#### Recorded data
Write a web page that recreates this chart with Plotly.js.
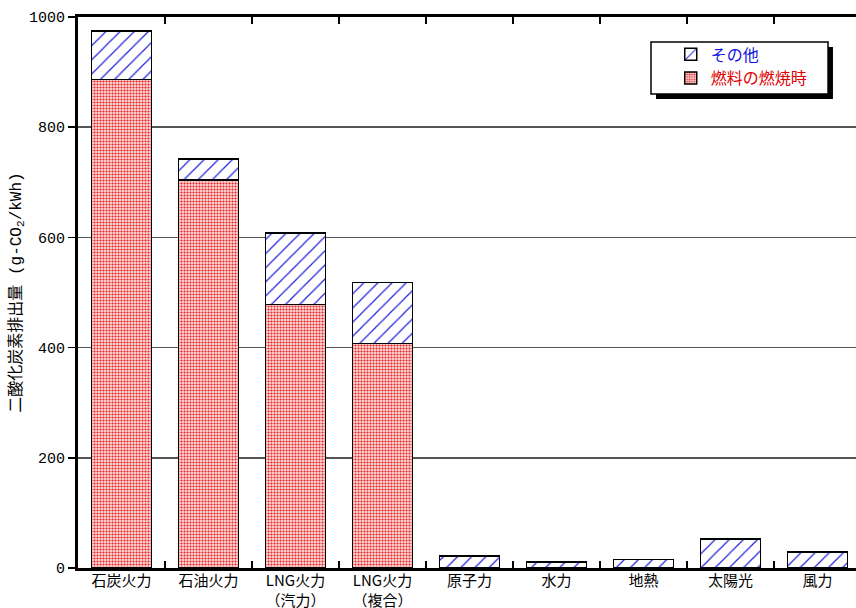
<!DOCTYPE html>
<html><head><meta charset="utf-8">
<script src="https://cdn.plot.ly/plotly-3.0.1.min.js"></script>
<style>html,body{margin:0;padding:0;overflow:hidden;background:#fff;}#chart{width:862px;height:608px;}</style>
</head><body><div id="chart"></div>
<script>
const categories = ["石炭火力","石油火力","LNG火力<br>（汽力）","LNG火力<br>（複合）","原子力","水力","地熱","太陽光","風力"];
const fuelCombustion = [887, 704, 478, 407, 0, 0, 0, 0, 0];
const otherEmission = [88, 38, 130, 111, 22, 11, 15, 53, 29];
const yTicks = [0, 200, 400, 600, 800, 1000];

const FONT = "'Noto Sans CJK JP', 'Noto Sans', sans-serif";
const MONO = "'Liberation Mono', 'DejaVu Sans Mono', 'Noto Sans CJK JP', monospace";

const traces = [
  {
    type: "bar", x: categories, y: fuelCombustion,
    name: "<span style='color:#e00000'>燃料の燃焼時</span>",
    marker: {color: "#f6b6b6", line: {color: "#000", width: 1.5},
      pattern: {shape: ".", fgcolor: "#e82020", bgcolor: "#fcd8d8", size: 3, solidity: 0.4}},
    hoverinfo: "x+y"
  },
  {
    type: "bar", x: categories, y: otherEmission,
    name: "<span style='color:#1010e0'>その他</span>",
    marker: {color: "#ffffff", line: {color: "#000", width: 1.5},
      pattern: {shape: "/", fgcolor: "#2222dd", bgcolor: "#ffffff", size: 10, solidity: 0.12}},
    hoverinfo: "x+y"
  }
];

const layout = {
  width: 862, height: 608,
  margin: {l: 78, r: 1, t: 17, b: 40},
  paper_bgcolor: "#fff", plot_bgcolor: "#fff",
  barmode: "stack", bargap: 0.31,
  font: {family: FONT, size: 14, color: "#000"},
  showlegend: true,
  legend: {
    x: 0.757, y: 0.963, xanchor: "left", yanchor: "top",
    bgcolor: "rgba(0,0,0,0)", borderwidth: 0,
    traceorder: "reversed",
    font: {family: FONT, size: 16},
    itemwidth: 30, tracegroupgap: 0
  },
  xaxis: {
    type: "category", tickson: "boundaries",
    ticks: "inside", ticklen: 7, tickwidth: 1.5, tickcolor: "#000",
    showline: true, linecolor: "#000", linewidth: 3, mirror: "ticks",
    showgrid: false, ticklabelstandoff: -3,
    tickfont: {family: FONT, size: 15, color: "#000"}
  },
  yaxis: {
    range: [0, 1000], tickvals: yTicks, ticktext: yTicks.map(String),
    ticks: "outside", ticklen: 7, tickwidth: 1.5, tickcolor: "#000",
    showline: true, linecolor: "#000", linewidth: 3,
    showgrid: true, gridcolor: "#555", gridwidth: 1.5,
    zeroline: false,
    tickfont: {family: MONO, size: 15, color: "#000"},
    title: {text: "二酸化炭素排出量 (g-CO<sub>2</sub>/kWh)", font: {family: MONO, size: 16}, standoff: 4}
  },
  shapes: [
    {type: "rect", xref: "paper", yref: "paper", x0: 0.7382, x1: 0.9642, y0: 0.8512, y1: 0.9456,
     fillcolor: "#000", line: {width: 0}, layer: "above"},
    {type: "rect", xref: "paper", yref: "paper", x0: 0.7318, x1: 0.9579, y0: 0.8603, y1: 0.9546,
     fillcolor: "#fff", line: {color: "#000", width: 1.5}, layer: "above"}
  ]
};

Plotly.newPlot("chart", traces, layout, {displayModeBar: false, staticPlot: true});
</script></body></html>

#### Exercise requirements
Set the pictures aside and transcribe the data above exactly.

#### Solution for this task
Write a web page that recreates this chart with Plotly.js.
<!DOCTYPE html>
<html><head><meta charset="utf-8">
<script src="https://cdn.plot.ly/plotly-3.0.1.min.js"></script>
<style>html,body{margin:0;padding:0;overflow:hidden;background:#fff;}#chart{width:862px;height:608px;}</style>
</head><body><div id="chart"></div>
<script>
const categories = ["石炭火力","石油火力","LNG火力<br>（汽力）","LNG火力<br>（複合）","原子力","水力","地熱","太陽光","風力"];
const fuelCombustion = [887, 704, 478, 407, 0, 0, 0, 0, 0];
const otherEmission = [88, 38, 130, 111, 22, 11, 15, 53, 29];
const yTicks = [0, 200, 400, 600, 800, 1000];

const FONT = "'Noto Sans CJK JP', 'Noto Sans', sans-serif";
const MONO = "'Liberation Mono', 'DejaVu Sans Mono', 'Noto Sans CJK JP', monospace";

const traces = [
  {
    type: "bar", x: categories, y: fuelCombustion,
    name: "<span style='color:#e00000'>燃料の燃焼時</span>",
    marker: {color: "#f6b6b6", line: {color: "#000", width: 1.5},
      pattern: {shape: ".", fgcolor: "#e82020", bgcolor: "#fcd8d8", size: 3, solidity: 0.4}},
    hoverinfo: "x+y"
  },
  {
    type: "bar", x: categories, y: otherEmission,
    name: "<span style='color:#1010e0'>その他</span>",
    marker: {color: "#ffffff", line: {color: "#000", width: 1.5},
      pattern: {shape: "/", fgcolor: "#2222dd", bgcolor: "#ffffff", size: 10, solidity: 0.12}},
    hoverinfo: "x+y"
  }
];

const layout = {
  width: 862, height: 608,
  margin: {l: 78, r: 1, t: 17, b: 40},
  paper_bgcolor: "#fff", plot_bgcolor: "#fff",
  barmode: "stack", bargap: 0.31,
  font: {family: FONT, size: 14, color: "#000"},
  showlegend: true,
  legend: {
    x: 0.757, y: 0.963, xanchor: "left", yanchor: "top",
    bgcolor: "rgba(0,0,0,0)", borderwidth: 0,
    traceorder: "reversed",
    font: {family: FONT, size: 16},
    itemwidth: 30, tracegroupgap: 0
  },
  xaxis: {
    type: "category", tickson: "boundaries",
    ticks: "inside", ticklen: 7, tickwidth: 1.5, tickcolor: "#000",
    showline: true, linecolor: "#000", linewidth: 3, mirror: "ticks",
    showgrid: false, ticklabelstandoff: -3,
    tickfont: {family: FONT, size: 15, color: "#000"}
  },
  yaxis: {
    range: [0, 1000], tickvals: yTicks, ticktext: yTicks.map(String),
    ticks: "outside", ticklen: 7, tickwidth: 1.5, tickcolor: "#000",
    showline: true, linecolor: "#000", linewidth: 3,
    showgrid: true, gridcolor: "#555", gridwidth: 1.5,
    zeroline: false,
    tickfont: {family: MONO, size: 15, color: "#000"},
    title: {text: "二酸化炭素排出量 (g-CO<sub>2</sub>/kWh)", font: {family: MONO, size: 16}, standoff: 4}
  },
  shapes: [
    {type: "rect", xref: "paper", yref: "paper", x0: 0.7382, x1: 0.9642, y0: 0.8512, y1: 0.9456,
     fillcolor: "#000", line: {width: 0}, layer: "above"},
    {type: "rect", xref: "paper", yref: "paper", x0: 0.7318, x1: 0.9579, y0: 0.8603, y1: 0.9546,
     fillcolor: "#fff", line: {color: "#000", width: 1.5}, layer: "above"}
  ]
};

Plotly.newPlot("chart", traces, layout, {displayModeBar: false, staticPlot: true});
</script></body></html>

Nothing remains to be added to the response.